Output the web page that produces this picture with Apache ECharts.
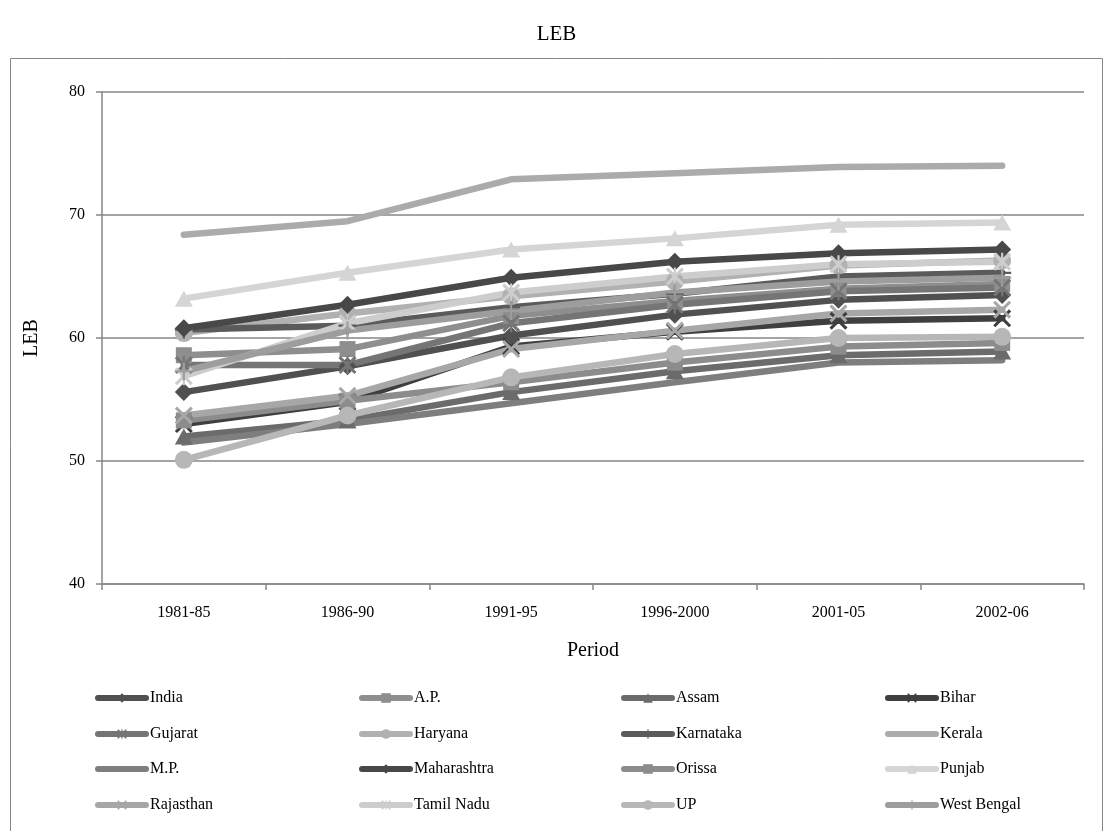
<!DOCTYPE html>
<html>
<head>
<meta charset="utf-8">
<title>LEB</title>
<script src="https://cdn.jsdelivr.net/npm/echarts@6/dist/echarts.min.js"></script>
<style>
  html, body { margin: 0; padding: 0; background: #fff; }
  #chart { width: 1113px; height: 831px; }
</style>
</head>
<body>
<div id="chart"></div>
<script>
// Life expectancy at birth (years), by state and period
const periods = ['1981-85', '1986-90', '1991-95', '1996-2000', '2001-05', '2002-06'];
const yTicks = [40, 50, 60, 70, 80];

const india       = [55.6, 57.7, 60.2, 61.9, 63.1, 63.5];
const ap          = [58.6, 59.1, 61.8, 63.0, 64.0, 64.4];
const assam       = [52.0, 53.3, 55.6, 57.3, 58.6, 58.9];
const bihar       = [53.0, 54.8, 59.3, 60.5, 61.4, 61.6];
const gujarat     = [57.8, 57.8, 61.2, 62.7, 63.8, 64.1];
const haryana     = [60.4, 62.0, 63.4, 64.6, 65.9, 66.3];
const karnataka   = [60.7, 61.0, 62.5, 63.6, 65.0, 65.3];
const kerala      = [68.4, 69.5, 72.9, 73.4, 73.9, 74.0];
const mp          = [51.5, 53.0, 54.7, 56.4, 58.0, 58.2];
const maharashtra = [60.8, 62.7, 64.9, 66.2, 66.9, 67.2];
const orissa      = [53.3, 54.9, 56.4, 58.0, 59.3, 59.6];
const punjab      = [63.2, 65.3, 67.2, 68.1, 69.2, 69.4];
const rajasthan   = [53.7, 55.3, 59.1, 60.6, 62.0, 62.3];
const tamilNadu   = [56.9, 61.2, 63.7, 65.0, 66.0, 66.2];
const up          = [50.1, 53.7, 56.8, 58.7, 60.0, 60.1];
const westBengal  = [57.3, 60.6, 62.2, 63.7, 64.6, 64.9];

// Marker shapes drawn as filled outlines
const CROSS = 'path://M0,1.2 L1.2,0 L5,3.8 L8.8,0 L10,1.2 L6.2,5 L10,8.8 L8.8,10 L5,6.2 L1.2,10 L0,8.8 L3.8,5 Z';
const PLUS = 'path://M4.4,0 H5.6 V4.4 H10 V5.6 H5.6 V10 H4.4 V5.6 H0 V4.4 H4.4 Z';
const STAR = 'path://M0,1.2 L1.2,0 L5,3.8 L8.8,0 L10,1.2 L6.2,5 L10,8.8 L8.8,10 L5,6.2 L1.2,10 L0,8.8 L3.8,5 Z M4.4,0 H5.6 V10 H4.4 Z';

const seriesDefs = [
  { name: 'India',       data: india,       color: '#505050', symbol: 'diamond',  size: 18 },
  { name: 'A.P.',        data: ap,          color: '#8e8e8e', symbol: 'rect',     size: 16 },
  { name: 'Assam',       data: assam,       color: '#6b6b6b', symbol: 'triangle', size: [18, 16] },
  { name: 'Bihar',       data: bihar,       color: '#3f3f3f', symbol: CROSS,      size: 18 },
  { name: 'Gujarat',     data: gujarat,     color: '#757575', symbol: STAR,       size: 18 },
  { name: 'Haryana',     data: haryana,     color: '#b1b1b1', symbol: 'circle',   size: 18 },
  { name: 'Karnataka',   data: karnataka,   color: '#5b5b5b', symbol: PLUS,       size: 18 },
  { name: 'Kerala',      data: kerala,      color: '#ababab', symbol: 'none',     size: 0 },
  { name: 'M.P.',        data: mp,          color: '#7e7e7e', symbol: 'none',     size: 0 },
  { name: 'Maharashtra', data: maharashtra, color: '#484848', symbol: 'diamond',  size: 18 },
  { name: 'Orissa',      data: orissa,      color: '#8c8c8c', symbol: 'rect',     size: 16 },
  { name: 'Punjab',      data: punjab,      color: '#d5d5d5', symbol: 'triangle', size: [18, 16] },
  { name: 'Rajasthan',   data: rajasthan,   color: '#a7a7a7', symbol: CROSS,      size: 18 },
  { name: 'Tamil Nadu',  data: tamilNadu,   color: '#cdcdcd', symbol: STAR,       size: 18 },
  { name: 'UP',          data: up,          color: '#b7b7b7', symbol: 'circle',   size: 18 },
  { name: 'West Bengal', data: westBengal,  color: '#9d9d9d', symbol: PLUS,       size: 18 }
];

const FONT = '"Liberation Serif", "Times New Roman", serif';
const GRID_COLOR = '#868686';

// Legend: 4 columns x 4 rows, filled row by row
const legendCols = [95, 359, 621, 885];
const legendRows = [690, 726, 761, 797];
const legends = seriesDefs.map((s, i) => ({
  data: [s.name],
  left: legendCols[i % 4],
  top: legendRows[Math.floor(i / 4)],
  itemWidth: 48,
  itemHeight: 12,
  padding: 0,
  selectedMode: false,
  lineStyle: { width: 6, cap: 'round' },
  itemStyle: s.symbol === 'none' ? { opacity: 0 } : {},
  textStyle: { fontFamily: FONT, fontSize: 16, color: '#000', padding: [0, 0, 0, -1] }
}));

const chart = echarts.init(document.getElementById('chart'), null, { renderer: 'canvas' });
chart.setOption({
  backgroundColor: '#fff',
  animation: false,
  title: {
    text: 'LEB',
    left: 'center',
    top: 19,
    textStyle: { fontFamily: FONT, fontSize: 21, fontWeight: 'normal', color: '#000' }
  },
  graphic: [{
    type: 'rect',
    shape: { x: 10.5, y: 58.5, width: 1092, height: 800 },
    style: { fill: 'none', stroke: GRID_COLOR, lineWidth: 1 },
    silent: true,
    z: -1
  }],
  legend: legends,
  grid: { left: 102, right: 29, top: 92, bottom: 247, containLabel: false },
  xAxis: {
    type: 'category',
    data: periods,
    boundaryGap: true,
    name: 'Period',
    nameLocation: 'middle',
    nameGap: 57,
    nameTextStyle: { fontFamily: FONT, fontSize: 20, color: '#000' },
    axisLine: { show: true, lineStyle: { color: GRID_COLOR, width: 1.5 } },
    axisTick: { show: true, length: 6, lineStyle: { color: GRID_COLOR, width: 1.5 } },
    axisLabel: { fontFamily: FONT, fontSize: 16, color: '#000', margin: 21 },
    splitLine: { show: false }
  },
  yAxis: {
    type: 'value',
    min: yTicks[0],
    max: yTicks[yTicks.length - 1],
    interval: 10,
    name: 'LEB',
    nameLocation: 'middle',
    nameGap: 60,
    nameTextStyle: { fontFamily: FONT, fontSize: 20, color: '#000' },
    axisLine: { show: true, lineStyle: { color: GRID_COLOR, width: 1.5 } },
    axisTick: { show: true, inside: false, length: 6, lineStyle: { color: GRID_COLOR, width: 1.5 } },
    axisLabel: { fontFamily: FONT, fontSize: 16, color: '#000', margin: 17 },
    splitLine: { show: true, lineStyle: { color: GRID_COLOR, width: 1.5 } }
  },
  series: seriesDefs.map(s => ({
    name: s.name,
    type: 'line',
    data: s.data,
    symbol: s.symbol,
    symbolSize: s.size,
    showSymbol: s.symbol !== 'none',
    smooth: false,
    lineStyle: { color: s.color, width: 6.5, cap: 'round', join: 'round' },
    itemStyle: { color: s.color, borderWidth: 0 },
    emphasis: { disabled: true }
  }))
});
</script>
</body>
</html>
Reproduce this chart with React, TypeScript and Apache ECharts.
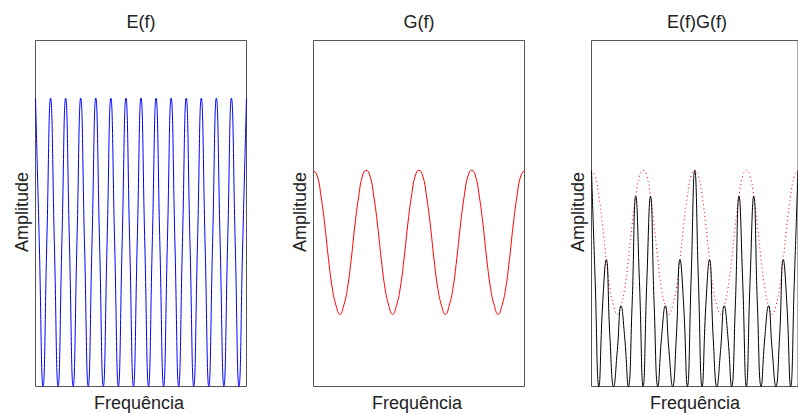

**EXERCISE:**
Check each line above for the string "with", then copy the ones that have it.

**TASK OUTPUT:**
Output the web page that produces this picture with Apache ECharts.
Reproduce this chart with React, TypeScript and Apache ECharts.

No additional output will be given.